EXERCISE:
Exclude the pictures and reproduce the remaining data exactly as written.

# START OF DATA SHOWN

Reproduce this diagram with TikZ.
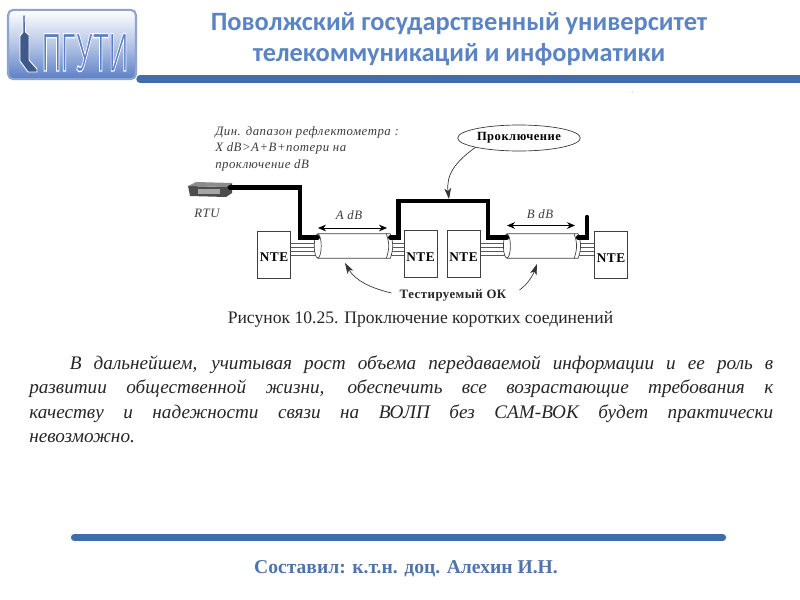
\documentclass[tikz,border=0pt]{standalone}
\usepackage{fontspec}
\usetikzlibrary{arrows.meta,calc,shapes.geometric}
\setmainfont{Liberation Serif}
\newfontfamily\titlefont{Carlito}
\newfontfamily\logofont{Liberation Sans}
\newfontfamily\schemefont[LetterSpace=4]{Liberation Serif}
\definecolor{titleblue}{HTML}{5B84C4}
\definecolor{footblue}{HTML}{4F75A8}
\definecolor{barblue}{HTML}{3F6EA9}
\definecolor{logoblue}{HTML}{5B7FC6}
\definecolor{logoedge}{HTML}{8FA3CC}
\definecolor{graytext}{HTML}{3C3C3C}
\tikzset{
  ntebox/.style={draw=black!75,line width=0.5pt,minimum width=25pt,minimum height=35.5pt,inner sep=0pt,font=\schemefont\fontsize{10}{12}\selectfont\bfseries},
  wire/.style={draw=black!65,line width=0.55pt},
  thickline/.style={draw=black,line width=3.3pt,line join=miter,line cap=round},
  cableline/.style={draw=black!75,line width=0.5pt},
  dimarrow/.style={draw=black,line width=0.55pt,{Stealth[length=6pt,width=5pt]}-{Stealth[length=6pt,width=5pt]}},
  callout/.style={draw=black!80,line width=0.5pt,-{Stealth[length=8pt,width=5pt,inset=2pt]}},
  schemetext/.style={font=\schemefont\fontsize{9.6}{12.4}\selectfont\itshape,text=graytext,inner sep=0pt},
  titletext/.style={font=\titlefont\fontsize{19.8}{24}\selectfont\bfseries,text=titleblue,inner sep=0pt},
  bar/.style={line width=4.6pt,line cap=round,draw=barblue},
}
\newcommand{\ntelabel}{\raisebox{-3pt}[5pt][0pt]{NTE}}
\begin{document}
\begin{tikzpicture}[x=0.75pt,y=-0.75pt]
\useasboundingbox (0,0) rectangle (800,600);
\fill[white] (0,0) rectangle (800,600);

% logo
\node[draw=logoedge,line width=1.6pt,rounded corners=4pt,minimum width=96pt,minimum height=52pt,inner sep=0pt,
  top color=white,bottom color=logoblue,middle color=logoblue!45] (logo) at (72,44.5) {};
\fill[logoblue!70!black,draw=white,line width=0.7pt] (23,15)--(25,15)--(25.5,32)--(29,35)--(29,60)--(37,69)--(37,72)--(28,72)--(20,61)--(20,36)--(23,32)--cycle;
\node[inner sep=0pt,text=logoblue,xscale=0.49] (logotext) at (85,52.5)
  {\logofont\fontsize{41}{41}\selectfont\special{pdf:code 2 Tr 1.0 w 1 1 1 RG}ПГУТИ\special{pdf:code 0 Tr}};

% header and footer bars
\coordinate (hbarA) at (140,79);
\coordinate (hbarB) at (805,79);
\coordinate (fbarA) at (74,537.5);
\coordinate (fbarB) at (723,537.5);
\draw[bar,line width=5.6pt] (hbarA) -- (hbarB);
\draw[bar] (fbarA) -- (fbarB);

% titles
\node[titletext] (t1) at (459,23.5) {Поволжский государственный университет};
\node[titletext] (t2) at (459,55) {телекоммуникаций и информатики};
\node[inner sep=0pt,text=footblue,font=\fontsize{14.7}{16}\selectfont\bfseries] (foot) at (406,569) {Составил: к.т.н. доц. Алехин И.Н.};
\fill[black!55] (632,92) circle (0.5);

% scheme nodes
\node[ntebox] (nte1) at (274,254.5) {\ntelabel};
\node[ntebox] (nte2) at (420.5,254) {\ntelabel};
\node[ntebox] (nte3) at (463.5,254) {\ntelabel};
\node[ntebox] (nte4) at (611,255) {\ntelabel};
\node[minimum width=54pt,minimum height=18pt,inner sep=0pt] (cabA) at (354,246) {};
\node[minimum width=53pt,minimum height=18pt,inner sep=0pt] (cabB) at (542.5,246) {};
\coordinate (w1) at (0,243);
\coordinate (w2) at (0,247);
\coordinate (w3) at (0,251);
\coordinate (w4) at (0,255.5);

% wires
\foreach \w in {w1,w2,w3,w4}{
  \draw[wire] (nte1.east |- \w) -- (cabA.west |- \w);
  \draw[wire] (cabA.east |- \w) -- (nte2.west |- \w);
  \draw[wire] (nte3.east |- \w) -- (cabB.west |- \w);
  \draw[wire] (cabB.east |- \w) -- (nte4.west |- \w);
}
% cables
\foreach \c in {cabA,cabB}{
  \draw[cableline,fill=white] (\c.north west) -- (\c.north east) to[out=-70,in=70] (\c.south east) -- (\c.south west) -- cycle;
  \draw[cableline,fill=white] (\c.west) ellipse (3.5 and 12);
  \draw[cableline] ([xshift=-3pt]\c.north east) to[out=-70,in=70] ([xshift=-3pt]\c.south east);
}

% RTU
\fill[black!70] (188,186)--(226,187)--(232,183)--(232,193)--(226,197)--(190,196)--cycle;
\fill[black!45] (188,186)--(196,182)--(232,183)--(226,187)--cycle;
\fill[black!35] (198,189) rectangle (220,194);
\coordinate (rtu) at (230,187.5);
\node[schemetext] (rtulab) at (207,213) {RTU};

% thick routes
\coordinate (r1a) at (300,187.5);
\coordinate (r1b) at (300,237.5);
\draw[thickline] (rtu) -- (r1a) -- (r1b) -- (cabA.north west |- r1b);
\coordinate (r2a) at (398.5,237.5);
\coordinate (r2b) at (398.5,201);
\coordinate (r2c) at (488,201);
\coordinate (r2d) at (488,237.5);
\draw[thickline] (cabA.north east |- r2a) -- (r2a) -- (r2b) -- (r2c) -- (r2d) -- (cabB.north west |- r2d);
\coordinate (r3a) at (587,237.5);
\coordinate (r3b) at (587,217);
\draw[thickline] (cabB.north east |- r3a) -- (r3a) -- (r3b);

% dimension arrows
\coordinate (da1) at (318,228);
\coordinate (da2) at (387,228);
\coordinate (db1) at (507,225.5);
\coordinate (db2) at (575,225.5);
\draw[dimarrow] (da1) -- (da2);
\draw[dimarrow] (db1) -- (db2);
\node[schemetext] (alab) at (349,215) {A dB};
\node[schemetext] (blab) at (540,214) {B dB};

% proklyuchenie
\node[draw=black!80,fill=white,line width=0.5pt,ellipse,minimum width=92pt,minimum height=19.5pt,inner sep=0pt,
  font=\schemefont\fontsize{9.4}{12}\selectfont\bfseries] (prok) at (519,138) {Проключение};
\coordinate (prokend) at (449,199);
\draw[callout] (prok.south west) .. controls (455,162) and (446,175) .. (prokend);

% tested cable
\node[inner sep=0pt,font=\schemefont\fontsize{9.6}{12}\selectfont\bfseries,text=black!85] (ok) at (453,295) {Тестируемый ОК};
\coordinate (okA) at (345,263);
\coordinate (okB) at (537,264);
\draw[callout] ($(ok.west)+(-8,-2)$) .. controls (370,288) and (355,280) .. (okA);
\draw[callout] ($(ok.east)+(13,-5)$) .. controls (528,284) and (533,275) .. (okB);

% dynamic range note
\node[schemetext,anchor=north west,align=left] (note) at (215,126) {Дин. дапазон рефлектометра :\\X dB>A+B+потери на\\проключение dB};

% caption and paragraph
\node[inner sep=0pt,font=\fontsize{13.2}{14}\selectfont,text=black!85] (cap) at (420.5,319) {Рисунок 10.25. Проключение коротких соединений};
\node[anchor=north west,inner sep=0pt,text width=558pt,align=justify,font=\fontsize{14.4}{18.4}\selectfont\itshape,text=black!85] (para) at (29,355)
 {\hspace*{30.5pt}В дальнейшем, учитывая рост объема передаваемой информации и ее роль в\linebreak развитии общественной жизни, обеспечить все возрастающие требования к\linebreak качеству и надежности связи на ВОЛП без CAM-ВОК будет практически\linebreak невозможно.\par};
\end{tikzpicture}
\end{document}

# END OF DATA SHOWN

RESPONSE TO THIS EXERCISE:
Reproduce this diagram with TikZ.
\documentclass[tikz,border=0pt]{standalone}
\usepackage{fontspec}
\usetikzlibrary{arrows.meta,calc,shapes.geometric}
\setmainfont{Liberation Serif}
\newfontfamily\titlefont{Carlito}
\newfontfamily\logofont{Liberation Sans}
\newfontfamily\schemefont[LetterSpace=4]{Liberation Serif}
\definecolor{titleblue}{HTML}{5B84C4}
\definecolor{footblue}{HTML}{4F75A8}
\definecolor{barblue}{HTML}{3F6EA9}
\definecolor{logoblue}{HTML}{5B7FC6}
\definecolor{logoedge}{HTML}{8FA3CC}
\definecolor{graytext}{HTML}{3C3C3C}
\tikzset{
  ntebox/.style={draw=black!75,line width=0.5pt,minimum width=25pt,minimum height=35.5pt,inner sep=0pt,font=\schemefont\fontsize{10}{12}\selectfont\bfseries},
  wire/.style={draw=black!65,line width=0.55pt},
  thickline/.style={draw=black,line width=3.3pt,line join=miter,line cap=round},
  cableline/.style={draw=black!75,line width=0.5pt},
  dimarrow/.style={draw=black,line width=0.55pt,{Stealth[length=6pt,width=5pt]}-{Stealth[length=6pt,width=5pt]}},
  callout/.style={draw=black!80,line width=0.5pt,-{Stealth[length=8pt,width=5pt,inset=2pt]}},
  schemetext/.style={font=\schemefont\fontsize{9.6}{12.4}\selectfont\itshape,text=graytext,inner sep=0pt},
  titletext/.style={font=\titlefont\fontsize{19.8}{24}\selectfont\bfseries,text=titleblue,inner sep=0pt},
  bar/.style={line width=4.6pt,line cap=round,draw=barblue},
}
\newcommand{\ntelabel}{\raisebox{-3pt}[5pt][0pt]{NTE}}
\begin{document}
\begin{tikzpicture}[x=0.75pt,y=-0.75pt]
\useasboundingbox (0,0) rectangle (800,600);
\fill[white] (0,0) rectangle (800,600);

% logo
\node[draw=logoedge,line width=1.6pt,rounded corners=4pt,minimum width=96pt,minimum height=52pt,inner sep=0pt,
  top color=white,bottom color=logoblue,middle color=logoblue!45] (logo) at (72,44.5) {};
\fill[logoblue!70!black,draw=white,line width=0.7pt] (23,15)--(25,15)--(25.5,32)--(29,35)--(29,60)--(37,69)--(37,72)--(28,72)--(20,61)--(20,36)--(23,32)--cycle;
\node[inner sep=0pt,text=logoblue,xscale=0.49] (logotext) at (85,52.5)
  {\logofont\fontsize{41}{41}\selectfont\special{pdf:code 2 Tr 1.0 w 1 1 1 RG}ПГУТИ\special{pdf:code 0 Tr}};

% header and footer bars
\coordinate (hbarA) at (140,79);
\coordinate (hbarB) at (805,79);
\coordinate (fbarA) at (74,537.5);
\coordinate (fbarB) at (723,537.5);
\draw[bar,line width=5.6pt] (hbarA) -- (hbarB);
\draw[bar] (fbarA) -- (fbarB);

% titles
\node[titletext] (t1) at (459,23.5) {Поволжский государственный университет};
\node[titletext] (t2) at (459,55) {телекоммуникаций и информатики};
\node[inner sep=0pt,text=footblue,font=\fontsize{14.7}{16}\selectfont\bfseries] (foot) at (406,569) {Составил: к.т.н. доц. Алехин И.Н.};
\fill[black!55] (632,92) circle (0.5);

% scheme nodes
\node[ntebox] (nte1) at (274,254.5) {\ntelabel};
\node[ntebox] (nte2) at (420.5,254) {\ntelabel};
\node[ntebox] (nte3) at (463.5,254) {\ntelabel};
\node[ntebox] (nte4) at (611,255) {\ntelabel};
\node[minimum width=54pt,minimum height=18pt,inner sep=0pt] (cabA) at (354,246) {};
\node[minimum width=53pt,minimum height=18pt,inner sep=0pt] (cabB) at (542.5,246) {};
\coordinate (w1) at (0,243);
\coordinate (w2) at (0,247);
\coordinate (w3) at (0,251);
\coordinate (w4) at (0,255.5);

% wires
\foreach \w in {w1,w2,w3,w4}{
  \draw[wire] (nte1.east |- \w) -- (cabA.west |- \w);
  \draw[wire] (cabA.east |- \w) -- (nte2.west |- \w);
  \draw[wire] (nte3.east |- \w) -- (cabB.west |- \w);
  \draw[wire] (cabB.east |- \w) -- (nte4.west |- \w);
}
% cables
\foreach \c in {cabA,cabB}{
  \draw[cableline,fill=white] (\c.north west) -- (\c.north east) to[out=-70,in=70] (\c.south east) -- (\c.south west) -- cycle;
  \draw[cableline,fill=white] (\c.west) ellipse (3.5 and 12);
  \draw[cableline] ([xshift=-3pt]\c.north east) to[out=-70,in=70] ([xshift=-3pt]\c.south east);
}

% RTU
\fill[black!70] (188,186)--(226,187)--(232,183)--(232,193)--(226,197)--(190,196)--cycle;
\fill[black!45] (188,186)--(196,182)--(232,183)--(226,187)--cycle;
\fill[black!35] (198,189) rectangle (220,194);
\coordinate (rtu) at (230,187.5);
\node[schemetext] (rtulab) at (207,213) {RTU};

% thick routes
\coordinate (r1a) at (300,187.5);
\coordinate (r1b) at (300,237.5);
\draw[thickline] (rtu) -- (r1a) -- (r1b) -- (cabA.north west |- r1b);
\coordinate (r2a) at (398.5,237.5);
\coordinate (r2b) at (398.5,201);
\coordinate (r2c) at (488,201);
\coordinate (r2d) at (488,237.5);
\draw[thickline] (cabA.north east |- r2a) -- (r2a) -- (r2b) -- (r2c) -- (r2d) -- (cabB.north west |- r2d);
\coordinate (r3a) at (587,237.5);
\coordinate (r3b) at (587,217);
\draw[thickline] (cabB.north east |- r3a) -- (r3a) -- (r3b);

% dimension arrows
\coordinate (da1) at (318,228);
\coordinate (da2) at (387,228);
\coordinate (db1) at (507,225.5);
\coordinate (db2) at (575,225.5);
\draw[dimarrow] (da1) -- (da2);
\draw[dimarrow] (db1) -- (db2);
\node[schemetext] (alab) at (349,215) {A dB};
\node[schemetext] (blab) at (540,214) {B dB};

% proklyuchenie
\node[draw=black!80,fill=white,line width=0.5pt,ellipse,minimum width=92pt,minimum height=19.5pt,inner sep=0pt,
  font=\schemefont\fontsize{9.4}{12}\selectfont\bfseries] (prok) at (519,138) {Проключение};
\coordinate (prokend) at (449,199);
\draw[callout] (prok.south west) .. controls (455,162) and (446,175) .. (prokend);

% tested cable
\node[inner sep=0pt,font=\schemefont\fontsize{9.6}{12}\selectfont\bfseries,text=black!85] (ok) at (453,295) {Тестируемый ОК};
\coordinate (okA) at (345,263);
\coordinate (okB) at (537,264);
\draw[callout] ($(ok.west)+(-8,-2)$) .. controls (370,288) and (355,280) .. (okA);
\draw[callout] ($(ok.east)+(13,-5)$) .. controls (528,284) and (533,275) .. (okB);

% dynamic range note
\node[schemetext,anchor=north west,align=left] (note) at (215,126) {Дин. дапазон рефлектометра :\\X dB>A+B+потери на\\проключение dB};

% caption and paragraph
\node[inner sep=0pt,font=\fontsize{13.2}{14}\selectfont,text=black!85] (cap) at (420.5,319) {Рисунок 10.25. Проключение коротких соединений};
\node[anchor=north west,inner sep=0pt,text width=558pt,align=justify,font=\fontsize{14.4}{18.4}\selectfont\itshape,text=black!85] (para) at (29,355)
 {\hspace*{30.5pt}В дальнейшем, учитывая рост объема передаваемой информации и ее роль в\linebreak развитии общественной жизни, обеспечить все возрастающие требования к\linebreak качеству и надежности связи на ВОЛП без CAM-ВОК будет практически\linebreak невозможно.\par};
\end{tikzpicture}
\end{document}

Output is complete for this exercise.